WHAT IS BEING ASKED: Copy exactly the lines from the line containing "Recreate this image" to the line containing "1 1 -0.42,0A0.42,0.42", both lines included, and omit any pictures.

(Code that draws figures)
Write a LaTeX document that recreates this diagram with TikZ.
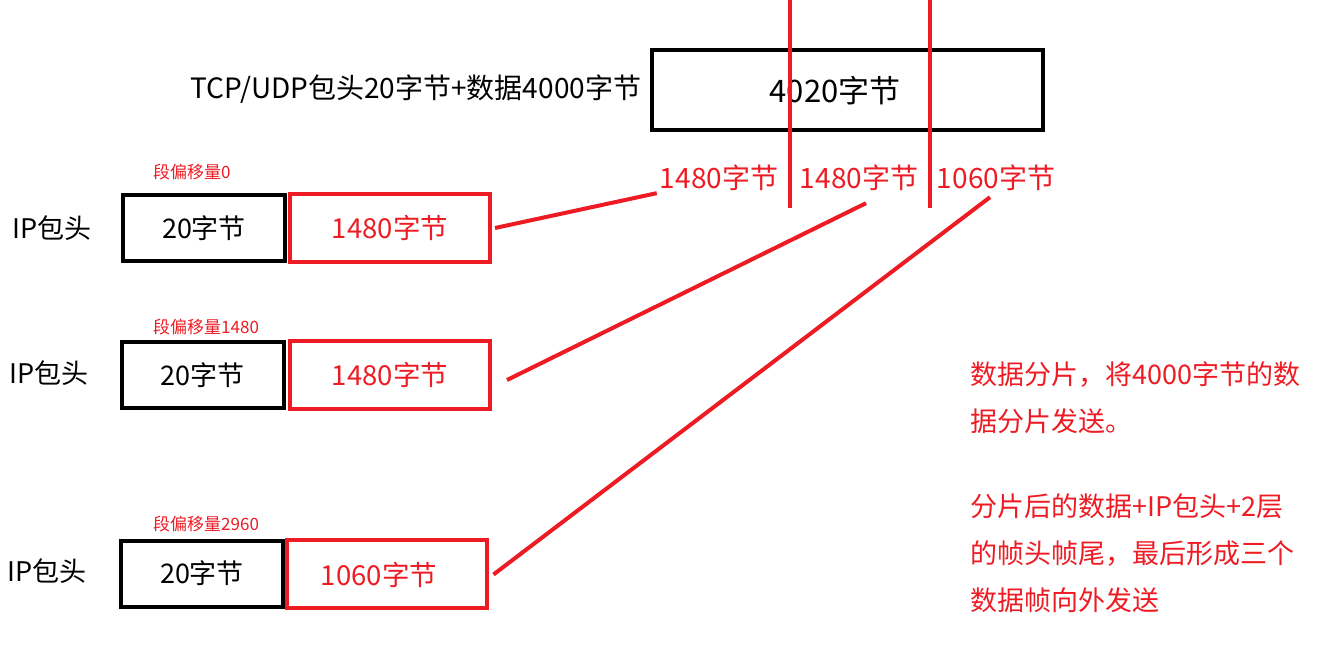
\documentclass[tikz,border=0pt]{standalone}
\usepackage{fontspec}
\setmainfont{Noto Sans CJK SC}
\usetikzlibrary{positioning}
\definecolor{cutred}{HTML}{ED1C24}
\begin{document}
\begin{tikzpicture}[x=1pt,y=-1pt,
hdr/.style={
    rectangle,
    draw=black,
    line width=4pt,
    minimum width=162pt,
    minimum height=66pt,
    inner sep=0,
    font=\fontsize{27}{30}\selectfont
    },
dat/.style={
    rectangle,
    draw=cutred,
    text=cutred,
    line width=4pt,
    minimum width=200pt,
    minimum height=68pt,
    inner sep=0,
    font=\fontsize{27.5}{30}\selectfont
    },
lbl/.style={inner sep=0, font=\fontsize{27}{30}\selectfont},
frag/.style={inner sep=0, text=cutred, font=\fontsize{28}{30}\selectfont},
off/.style={inner sep=0, anchor=west, text=cutred, font=\fontsize{17}{20}\selectfont},
note/.style={inner sep=0, anchor=north west, align=left, text=cutred, font=\fontsize{27}{47}\selectfont},
cut/.style={draw=cutred, line width=4pt}
]
\useasboundingbox (0,0) rectangle (1333,667);
\node(tcplbl) [lbl,font=\fontsize{28}{30}\selectfont] at (416,89) {TCP/UDP包头20字节+数据4000字节};
\node(seg) [hdr,minimum width=391pt,minimum height=80pt] at (847.5,90) {};
\node(segtxt) [lbl,font=\fontsize{31}{33}\selectfont] at (835,91) {4020字节};
\node(frag1) [frag] at (719,178) {1480字节};
\node(frag2) [frag] at (859,178) {1480字节};
\node(frag3) [frag] at (996,178) {1060字节};
\coordinate(cut1top) at (790,0);
\coordinate(cut1bot) at (790,208);
\coordinate(cut2top) at (930,0);
\coordinate(cut2bot) at (930,208);
\draw[cut] (cut1top) -- (cut1bot);
\draw[cut] (cut2top) -- (cut2bot);

\node(ip1) [lbl] at (52,228) {IP包头};
\node(hdr1) [hdr] at (204,228) {20字节};
\node(dat1) [dat] at (390,228) {1480字节};
\node(off1) [off] at (153,172) {段偏移量0};

\node(ip2) [lbl] at (49,373) {IP包头};
\node(hdr2) [hdr] at (202.5,375) {20字节};
\node(dat2) [dat] at (390,375) {1480字节};
\node(off2) [off] at (153,327) {段偏移量1480};

\node(ip3) [lbl] at (47,571) {IP包头};
\node(hdr3) [hdr] at (202,573.5) {20字节};
\node(dat3) [dat] at (386.5,573.5) {};
\node(dat3txt) [lbl,text=cutred,font=\fontsize{27.5}{30}\selectfont] at (379,575) {1060字节};
\node(off3) [off] at (153,524) {段偏移量2960};

\draw[cut] ([xshift=3pt]dat1.east) -- ([xshift=-3pt,yshift=-2pt]frag1.south west);
\draw[cut] ([xshift=15pt,yshift=-5pt]dat2.east) -- ([xshift=7pt,yshift=-12pt]frag2.south);
\draw[cut] ([xshift=5pt,yshift=-1pt]dat3.east) -- ([xshift=-6pt,yshift=-6pt]frag3.south);

\node(note1) [note] at (970,361) {数据分片，将4000字节的数\\据分片发送。};
\node(note2) [note] at (970,493) {分片后的数据+IP包头+2层\\的帧头帧尾，最后形成三个\\数据帧向外发送};
\end{tikzpicture}
\end{document}
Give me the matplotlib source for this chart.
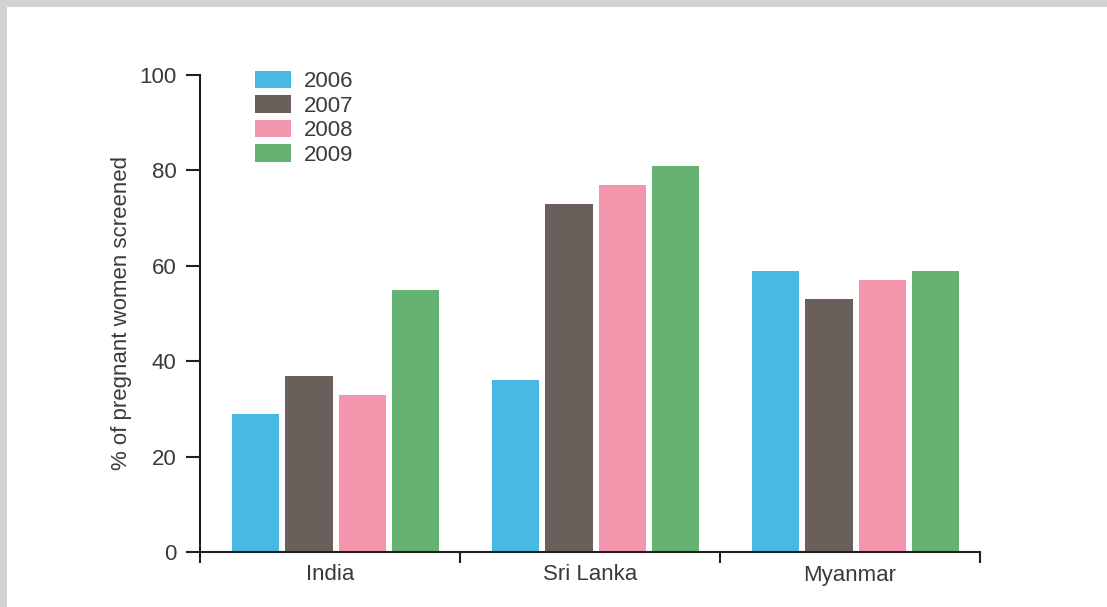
import matplotlib
matplotlib.use("Agg")
import matplotlib.pyplot as plt
import numpy as np
from matplotlib.patches import Rectangle

countries = ["India", "Sri Lanka", "Myanmar"]
years = ["2006", "2007", "2008", "2009"]
v2006 = [29, 36, 59]
v2007 = [37, 73, 53]
v2008 = [33, 77, 57]
v2009 = [55, 81, 59]
series = [v2006, v2007, v2008, v2009]
colors = ["#49b8e5", "#6b5f5b", "#f495ae", "#65b272"]
yticks = [0, 20, 40, 60, 80, 100]

plt.rcParams['font.family'] = ['Liberation Sans', 'DejaVu Sans']
W, H = 1107, 607
fig = plt.figure(figsize=(W/100, H/100), dpi=100)
fig.patch.set_facecolor("white")

# grey frame at top and left
fig.patches.append(Rectangle((0, 1 - 7/H), 1, 7/H, transform=fig.transFigure,
                             facecolor="#d1d2d4", edgecolor="none", zorder=0))
fig.patches.append(Rectangle((0, 0), 7/W, 1, transform=fig.transFigure,
                             facecolor="#d1d2d4", edgecolor="none", zorder=0))

ax = fig.add_axes([200/W, 55/H, 780/W, 477/H])
axis_col = "#231f20"
text_col = "#3a3a3a"

x = np.arange(len(countries))
width = 0.181
step = 0.2055
center = 0.522
for i, (vals, col, yr) in enumerate(zip(series, colors, years)):
    ax.bar(x + center + (i - 1.5) * step, vals, width=width, color=col,
           label=yr, zorder=2)

ax.set_xlim(0, 3)
ax.set_ylim(0, 100)
ax.set_yticks(yticks)
ax.set_yticklabels([str(t) for t in yticks])

ax.set_xticks([0, 1, 2, 3])
ax.set_xticklabels([])
ax.set_xticks(x + 0.5, minor=True)
ax.set_xticklabels(countries, minor=True)

for s in ["top", "right"]:
    ax.spines[s].set_visible(False)
for s in ["left", "bottom"]:
    ax.spines[s].set_color(axis_col)
    ax.spines[s].set_linewidth(1.5)
ax.spines["bottom"].set_zorder(3)

ax.tick_params(axis="y", which="major", length=10, width=1.5, color=axis_col,
               labelsize=16, labelcolor=text_col, pad=7)
ax.tick_params(axis="x", which="major", direction="out", length=8, width=1.5,
               color=axis_col)
ax.tick_params(axis="x", which="minor", length=0, labelsize=16,
               labelcolor=text_col, pad=9)

ax.set_ylabel("% of pregnant women screened", fontsize=16, color=text_col,
              labelpad=5)

leg = ax.legend(loc="upper left", bbox_to_anchor=(255/W, 1 - 71/H),
                bbox_transform=fig.transFigure, frameon=False, fontsize=16,
                handlelength=1.6, handleheight=0.82, labelspacing=0.14,
                handletextpad=0.6, borderpad=0, borderaxespad=0)
for t in leg.get_texts():
    t.set_color(text_col)

fig.savefig("out.png", dpi=100)
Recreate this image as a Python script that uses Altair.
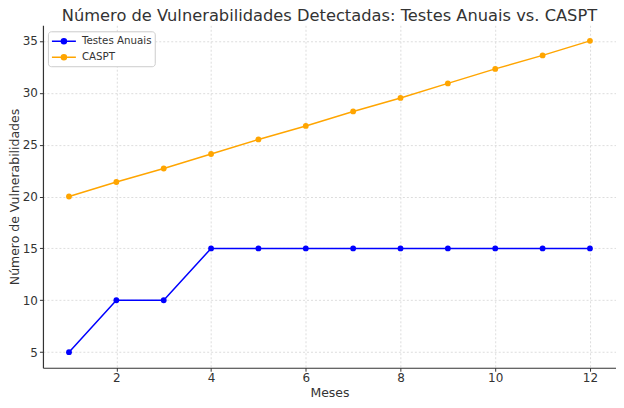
import altair as alt
import pandas as pd

meses = list(range(1, 13))
testes_anuais = [5, 10, 10, 15, 15, 15, 15, 15, 15, 15, 15, 15]
caspt = [20, 21.4, 22.7, 24.1, 25.5, 26.8, 28.2, 29.5, 30.9, 32.3, 33.6, 35]
series_names = ["Testes Anuais", "CASPT"]
series_colors = ["#0000ff", "#ffa500"]

rows = []
for name, vals in zip(series_names, [testes_anuais, caspt]):
    for m, v in zip(meses, vals):
        rows.append({"Meses": m, "Valor": v, "Serie": name})
df = pd.DataFrame(rows)

legend_path = "M-2,0L2,0M0.42,0A0.42,0.42 0 1 1 -0.42,0A0.42,0.42 0 1 1 0.42,0Z"

chart = alt.Chart(df).mark_line(
    strokeWidth=1.5,
    point=alt.OverlayMarkDef(filled=True, size=34, opacity=1),
).encode(
    x=alt.X("Meses:Q", title="Meses",
            scale=alt.Scale(domain=[0.45, 12.55], nice=False, zero=False),
            axis=alt.Axis(values=[2, 4, 6, 8, 10, 12], format="d",
                          labelPadding=1, titlePadding=3)),
    y=alt.Y("Valor:Q", title="Número de Vulnerabilidades",
            scale=alt.Scale(domain=[3.5, 36.5], nice=False, zero=False),
            axis=alt.Axis(values=[5, 10, 15, 20, 25, 30, 35],
                          labelPadding=2, titlePadding=1)),
    color=alt.Color("Serie:N",
                    scale=alt.Scale(domain=series_names, range=series_colors),
                    legend=alt.Legend(title=None, orient="none", legendX=5, legendY=6,
                                      symbolType=legend_path, symbolSize=144,
                                      symbolStrokeWidth=1.5, symbolOffset=6,
                                      labelFontSize=10.3, labelColor="#333",
                                      labelFont="DejaVu Sans",
                                      padding=3, rowPadding=3, labelOffset=11,
                                      strokeColor="#cccccc", fillColor="white",
                                      cornerRadius=3)),
).properties(
    width=574, height=343,
    title=alt.TitleParams("Número de Vulnerabilidades Detectadas: Testes Anuais vs. CASPT",
                          fontSize=16.3, font="DejaVu Sans", fontWeight="normal",
                          color="#333", anchor="middle", offset=1),
    autosize=alt.AutoSizeParams(type="none"),
    padding={"left": 35, "top": 17, "right": 0, "bottom": 32},
).configure_view(stroke=None).configure_axis(
    labelFont="DejaVu Sans", titleFont="DejaVu Sans", labelFontSize=12, titleFontSize=12.5,
    labelColor="#333", titleColor="#333", titleFontWeight="normal",
    domainColor="#333", domainWidth=1.2, tickColor="#333", tickSize=3.5, tickWidth=1,
    gridColor="#d4d4d4", gridDash=[2, 2], gridWidth=0.8,
)

chart.save("out.html", embed_options={"renderer": "svg", "actions": False})
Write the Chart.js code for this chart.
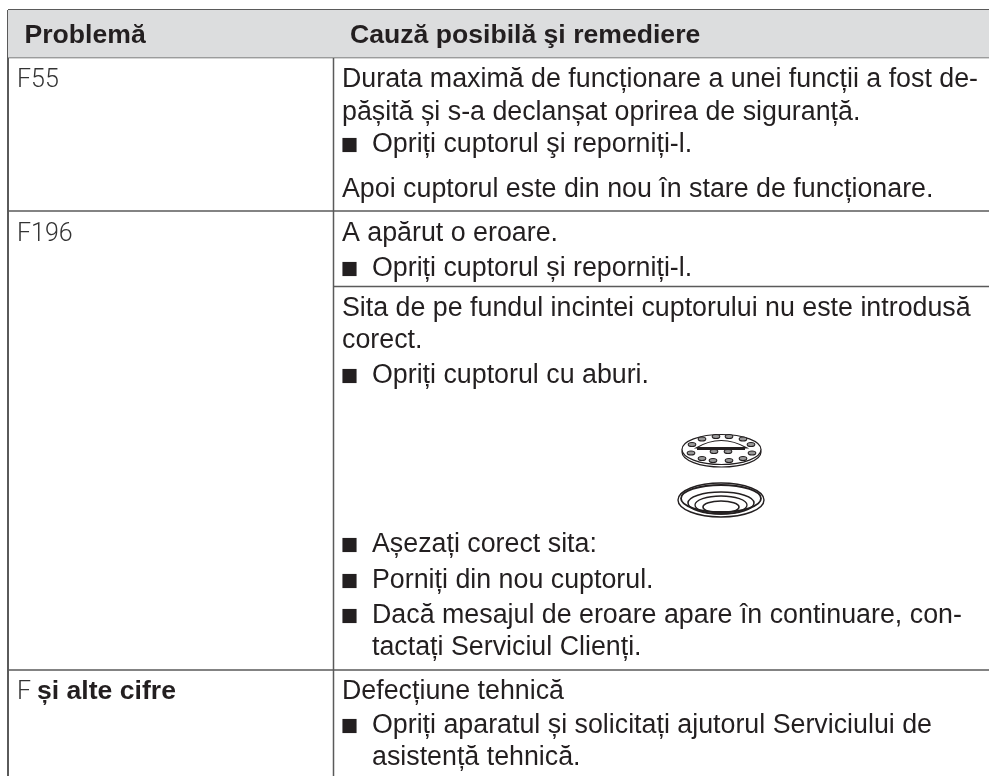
<!DOCTYPE html>
<html lang="ro">
<head>
<meta charset="UTF-8">
<title>Problemă</title>
<script src="https://cdn.jsdelivr.net/npm/chart.js"></script>
<style>
    body { margin: 0; background: #fff; }
    canvas { display: block; }
</style>
</head>
<body>
<canvas id="tabel" width="989" height="776"></canvas>
<script>
// continutul tabelului
const headers = ['Problemă', 'Cauză posibilă şi remediere'];
const problems = ['F55', 'F196', 'F'];
const problemSuffix = 'și alte cifre';
const causeLines = [
    'Durata maximă de funcționare a unei funcții a fost de-',
    'pășită și s-a declanșat oprirea de siguranță.',
    'Opriți cuptorul şi reporniți-l.',
    'Apoi cuptorul este din nou în stare de funcționare.',
    'A apărut o eroare.',
    'Opriți cuptorul și reporniți-l.',
    'Sita de pe fundul incintei cuptorului nu este introdusă',
    'corect.',
    'Opriți cuptorul cu aburi.',
    'Așezați corect sita:',
    'Porniți din nou cuptorul.',
    'Dacă mesajul de eroare apare în continuare, con-',
    'tactați Serviciul Clienți.',
    'Defecțiune tehnică',
    'Opriți aparatul și solicitați ajutorul Serviciului de',
    'asistență tehnică.'
];
const bulletLines = [2, 5, 8, 9, 10, 11, 14];
const indentedLines = [2, 5, 8, 9, 10, 11, 12, 14, 15];

// pozitii, in pixeli
const causeBaselines = [87, 120, 152, 197, 241, 276, 316, 348, 383, 552, 588, 623, 655, 699, 733, 765];
const problemBaselines = [87, 241, 699];
const headerBaseline = 43;
const rowRules = [57.5, 211, 670];
const innerRule = 286.5;
const tableLeft = 8, tableRight = 989, tableTop = 10, tableBottom = 776, colSplit = 333.5;

const textColor = '#231f20';
const ruleColor = '#5a5a5a';
const bodyFont = '26.8px "Liberation Sans"';
const boldFont = 'bold 26.6px "Liberation Sans"';
const codeFont = '300 25px Roboto';

function seg(x1, y1, x2, y2, width) {
    return {
        type: 'line',
        data: [{ x: x1, y: y1 }, { x: x2, y: y2 }],
        borderColor: ruleColor,
        borderWidth: width,
        pointRadius: 0,
        clip: false
    };
}

const datasets = [];

// banda gri din capul tabelului
datasets.push({
    type: 'line',
    data: [{ x: tableLeft, y: tableTop }, { x: tableRight, y: tableTop }],
    borderWidth: 0,
    pointRadius: 0,
    backgroundColor: '#dcddde',
    fill: { target: { value: rowRules[0] } },
    clip: false
});

datasets.push(seg(tableLeft, tableTop, tableRight, tableTop, 2));
rowRules.forEach(y => datasets.push(seg(tableLeft, y, tableRight, y, 1.5)));
datasets.push(seg(colSplit, innerRule, tableRight, innerRule, 1.5));
datasets.push(seg(tableLeft, tableTop, tableLeft, tableBottom, 2));
datasets.push(seg(colSplit, tableTop, colSplit, tableBottom, 1.5));

// patratele de la liste
datasets.push({
    type: 'scatter',
    data: bulletLines.map(i => ({ x: 349.5, y: causeBaselines[i] - 7 })),
    pointStyle: 'rect',
    pointRadius: 10,
    pointRotation: 0,
    backgroundColor: textColor,
    borderWidth: 0,
    clip: false
});

// textul si desenul sitei
const tableText = {
    id: 'tableText',
    afterDatasetsDraw(chart) {
        const ctx = chart.ctx;
        const sx = chart.scales.x, sy = chart.scales.y;
        const put = (str, x, y, font, color) => {
            ctx.font = font;
            ctx.fillStyle = color;
            ctx.fillText(str, sx.getPixelForValue(x), sy.getPixelForValue(y));
        };
        ctx.save();
        ctx.textBaseline = 'alphabetic';
        put(headers[0], 24.5, headerBaseline, boldFont, textColor);
        put(headers[1], 350, headerBaseline, boldFont, textColor);
        put(problems[0], 17, problemBaselines[0], codeFont, '#333');
        put(problems[1], 17, problemBaselines[1], codeFont, '#333');
        put(problems[2], 17, problemBaselines[2], codeFont, '#333');
        put(problemSuffix, 37, problemBaselines[2], boldFont, textColor);
        causeLines.forEach((line, i) => {
            const x = indentedLines.includes(i) ? 372 : 342;
            put(line, x, causeBaselines[i], bodyFont, textColor);
        });

        // sita
        ctx.strokeStyle = textColor;
        const ring = (cx, cy, rx, ry, w, fill) => {
            ctx.beginPath();
            ctx.ellipse(cx, cy, rx, ry, 0, 0, Math.PI * 2);
            if (fill) { ctx.fillStyle = fill; ctx.fill(); }
            ctx.lineWidth = w;
            ctx.stroke();
        };
        ring(721.5, 452, 39.5, 15, 1.2, '#fff');
        ring(721.5, 449.5, 39.5, 15, 1.2, '#fff');
        const holes = [[702, 439], [716, 436.5], [729, 436.5], [743, 439], [692, 444.5], [751, 444.5],
            [691, 453], [702, 458.5], [713, 460.5], [729, 460.5], [743, 458.5], [752, 453], [714, 451.5], [728, 451.5]];
        holes.forEach(h => ring(h[0], h[1], 3.8, 2, 1.1, '#999'));
        ctx.beginPath();
        ctx.moveTo(696, 448);
        ctx.quadraticCurveTo(721, 433, 747, 448);
        ctx.closePath();
        ctx.fillStyle = '#fff';
        ctx.fill();
        ctx.lineWidth = 1.2;
        ctx.stroke();
        ctx.fillStyle = textColor;
        ctx.fillRect(697, 447, 48, 3);

        ring(721, 500, 43, 17, 1.4);
        ring(721, 498.5, 40, 13.5, 1.8);
        ring(721, 503, 33, 11, 1.5);
        ring(721, 505, 26, 9, 1.3);
        ring(721, 507, 18, 6, 1.6);
        ctx.restore();
    }
};

new Chart(document.getElementById('tabel'), {
    type: 'scatter',
    data: { datasets: datasets },
    options: {
        responsive: false,
        animation: false,
        events: [],
        layout: { padding: 0, autoPadding: false },
        plugins: { legend: { display: false }, tooltip: { enabled: false }, title: { display: false } },
        scales: {
            x: { type: 'linear', min: 0, max: 989, display: false },
            y: { type: 'linear', min: 0, max: 776, reverse: true, display: false }
        }
    },
    plugins: [tableText]
});
</script>
</body>
</html>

REPLY:
Recreate this image as a Python script that uses Altair.
import altair as alt
import pandas as pd

meses = list(range(1, 13))
testes_anuais = [5, 10, 10, 15, 15, 15, 15, 15, 15, 15, 15, 15]
caspt = [20, 21.4, 22.7, 24.1, 25.5, 26.8, 28.2, 29.5, 30.9, 32.3, 33.6, 35]
series_names = ["Testes Anuais", "CASPT"]
series_colors = ["#0000ff", "#ffa500"]

rows = []
for name, vals in zip(series_names, [testes_anuais, caspt]):
    for m, v in zip(meses, vals):
        rows.append({"Meses": m, "Valor": v, "Serie": name})
df = pd.DataFrame(rows)

legend_path = "M-2,0L2,0M0.42,0A0.42,0.42 0 1 1 -0.42,0A0.42,0.42 0 1 1 0.42,0Z"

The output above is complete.